There’s a problem with today’s voice recognition systems: They’re just too slow. Anyone who has waited in frustration while Siri or Google’s Voice Search “thinks” about even the simplest commands knows what I’m talking about.
The problem isn’t voice recognition software per se, which is more accurate than ever. The problem is that voice recognition is still a challenging enough problem, computationally, that all the major consumer platforms that do it—whether built by Google, Apple or Microsoft with the new Xbox—must send a compressed recording of your voice to servers hundreds or thousands of miles away. There, computers more powerful than your phone or game console transform it into text or a command. It’s that round trip, especially on slower cellular connections, that make voice recognition on most devices so slow.
Update: To clarify, Google has had offline voice recognition since Android 4.1, but it’s still in the experimental phase and isn’t available to non-Google developers of apps. In addition, Scott Huffman, head of the Conversation Search group at Google recently told me that while Android can do some offline processing of voice commands, it’s much less accurate than what Google can accomplish when it sends your voice to the cloud.
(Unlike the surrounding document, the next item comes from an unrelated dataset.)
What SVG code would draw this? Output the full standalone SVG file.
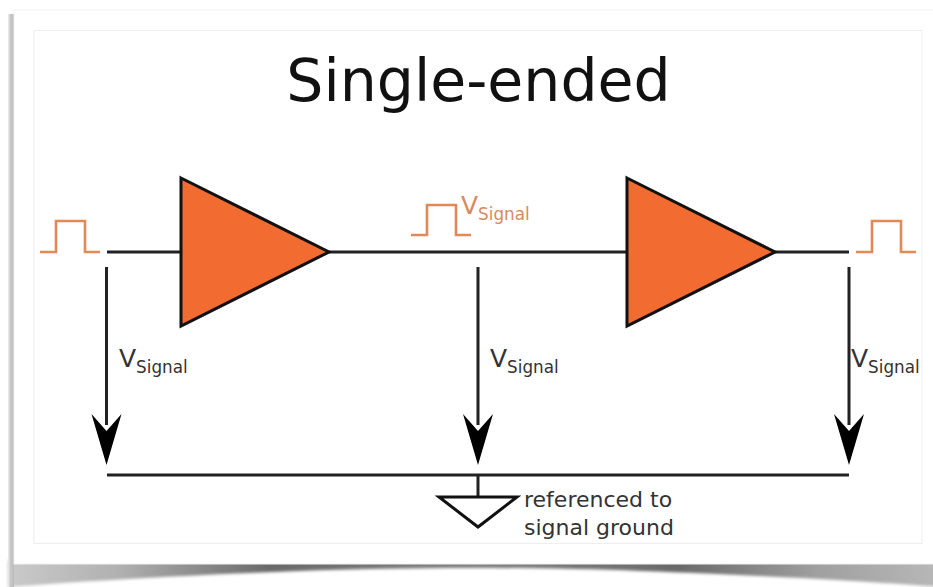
<svg xmlns="http://www.w3.org/2000/svg" width="933" height="587" viewBox="0 0 933 587">
<style>
.w{fill:none;stroke:#222;stroke-width:3}
.p{fill:none;stroke:#e2895a;stroke-width:2.6}
.a{fill:#f26b30;stroke:#111;stroke-width:3;stroke-linejoin:miter}
.t{font-family:"DejaVu Sans",sans-serif;fill:#333}
.o{font-family:"DejaVu Sans",sans-serif;fill:#d9895c}
.h{fill:#000}
.v{font-size:25px}
.s{font-size:16.800px}
</style>
<defs>
<linearGradient id="sh" x1="0" x2="1" y1="0" y2="0"><stop offset="0" stop-color="#cacaca"/><stop offset=".12" stop-color="#b0b0b0"/><stop offset=".28" stop-color="#6a6a6a"/><stop offset=".5" stop-color="#808080"/><stop offset=".72" stop-color="#6a6a6a"/><stop offset=".87" stop-color="#a0a0a0"/><stop offset="1" stop-color="#b8b8b8"/></linearGradient>
<linearGradient id="sl" x1="0" x2="1" y1="0" y2="0"><stop offset="0" stop-color="#eee"/><stop offset=".4" stop-color="#c8c8c8"/><stop offset="1" stop-color="#bbb"/></linearGradient>
<filter id="b" x="-5%" y="-50%" width="110%" height="200%"><feGaussianBlur stdDeviation="1.800"/></filter>
</defs>
<rect width="933" height="587" fill="#fff"/>
<g id="frame">
<path d="M8 560H940V587C880 582 760 575 640 571C540 567 400 567 300 571C180 575 70 582 8 587Z" fill="url(#sh)" filter="url(#b)"/>
<rect x="8" y="14" width="6" height="573" fill="url(#sl)"/>
<rect x="14" y="10" width="925" height="554" fill="#fff" stroke="#f1f1f1"/>
<rect x="34" y="30.500" width="888" height="513" fill="#fff" stroke="#eee"/>
</g>
<g id="title"><text x="478.500" y="101" font-size="58.500" text-anchor="middle" font-family="DejaVu Sans, sans-serif" fill="#111">Single-ended</text></g>
<g id="connectors">
<path class="w" d="M107 252H181M329 252H627M775 252H849M107 475H849M478 475V497"/>
<path class="w" d="M106.500 267V425M478 267V425M849 267V425"/>
<path class="h" d="M91.500 414L106.500 431L121.500 414L106.500 465ZM463 414L478 431L493 414L478 465ZM834 414L849 431L864 414L849 465Z"/>
</g>
<g id="amp1"><path class="a" d="M181 178L329 252L181 326Z"/></g>
<g id="amp2"><path class="a" d="M627 178L775 252L627 326Z"/></g>
<g id="ground"><path d="M439 497H517L478 527Z" fill="#fff" stroke="#111" stroke-width="3"/></g>
<g id="pulses">
<path class="p" d="M40 252H56V221H85V252H100"/>
<path class="p" d="M411 235H427V205H456V235H471"/>
<path class="p" d="M856 252H872V221H901V252H916"/>
</g>
<g id="labels">
<text class="o" x="461" y="214"><tspan class="v">V</tspan><tspan class="s" dy="6">Signal</tspan></text>
<text class="t" x="119" y="367"><tspan class="v">V</tspan><tspan class="s" dy="6">Signal</tspan></text>
<text class="t" x="490" y="367"><tspan class="v">V</tspan><tspan class="s" dy="6">Signal</tspan></text>
<text class="t" x="851" y="367"><tspan class="v">V</tspan><tspan class="s" dy="6">Signal</tspan></text>
<text class="t" x="524" y="507" font-size="22">referenced to</text>
<text class="t" x="524" y="535" font-size="22">signal ground</text>
</g>
</svg>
Intel has a solution, says the company’s head of wearables Mike Bell in an exclusive interview with Quartz. Intel partnered with an unnamed third party to put that company’s voice recognition software on Intel mobile processors powerful enough to parse the human voice but small enough to fit in the device that’s listening, no round trip to the cloud required. (Update: That third party is almost certainly Nuance, which is busy licensing its voice recognition software to all comers.) The result is a prototype wireless headset called “Jarvis” that sits in the wearer’s ears and connects to his or her smartphone. (Perhaps coincidentally, Jarvis is also the name of the voice recognition and artificial intelligence software in the Iron Man franchise.) Jarvis can both listen to commands and respond in its own voice, acting as both a voice control and a personal assistant.
Not only is Intel’s voice recognition solution more responsive than those offered by its cloud-obsessed competitors, but it also leads to what Bell calls “graceful degradation,” which means that it works even when the phone it’s connected to is not online.
“How annoying is it when you’re in Yosemite and your personal assistant doesn’t work because you can’t get a wireless connection?” says Bell. “It’s fine if [voice recognition systems] can’t make a dinner reservation because the phone can’t get to the cloud,” he adds. “But why can’t it get me Google Maps on the phone or turn off the volume?”
Processing voice commands right on the device is one of those trivial but not so trivial innovations. As cloud and Internet of Things journalist Stacey Higginbotham has observed, people won’t want to wait three or more seconds when we command our automated house to “turn on the lights.” For true voice interaction with computers, the kind that involves clarifications and a genuine dialogue, our devices are going to have to respond to our voice just as quickly as a human would—or even faster.
Voice recognition performed right on a computer has been available on desktop computers for several years, but the processors in mobile phones and other mobile or wearable computers simply haven’t been powerful enough to accomplish the same feat until now. As it moves into mobile with products like the just-announced Edison PC-on-a-chip, Intel pitches its expertise in making powerful microchips for servers and PCs as a unique advantage for making the world’s most powerful mobile processors, which are typically much less capable than the ones that are Intel’s bread and butter.
Bell says that Intel is working on selling its voice recognition technology to unnamed mobile phones manufacturers, which could allow them to differentiate themselves from Apple and Google’s usual offerings—or the tech could go into phones by those companies.
The result could be voice-recognizing devices with which we can have an actual conversation. That could mean something as simple as telling our phones to “please email Mike,” followed by the phone asking which “Mike” we mean. It will also, inevitably, mean something like the artificially intelligent conversation systems pictured in Iron Man, transforming our computers into something like true personal assistants.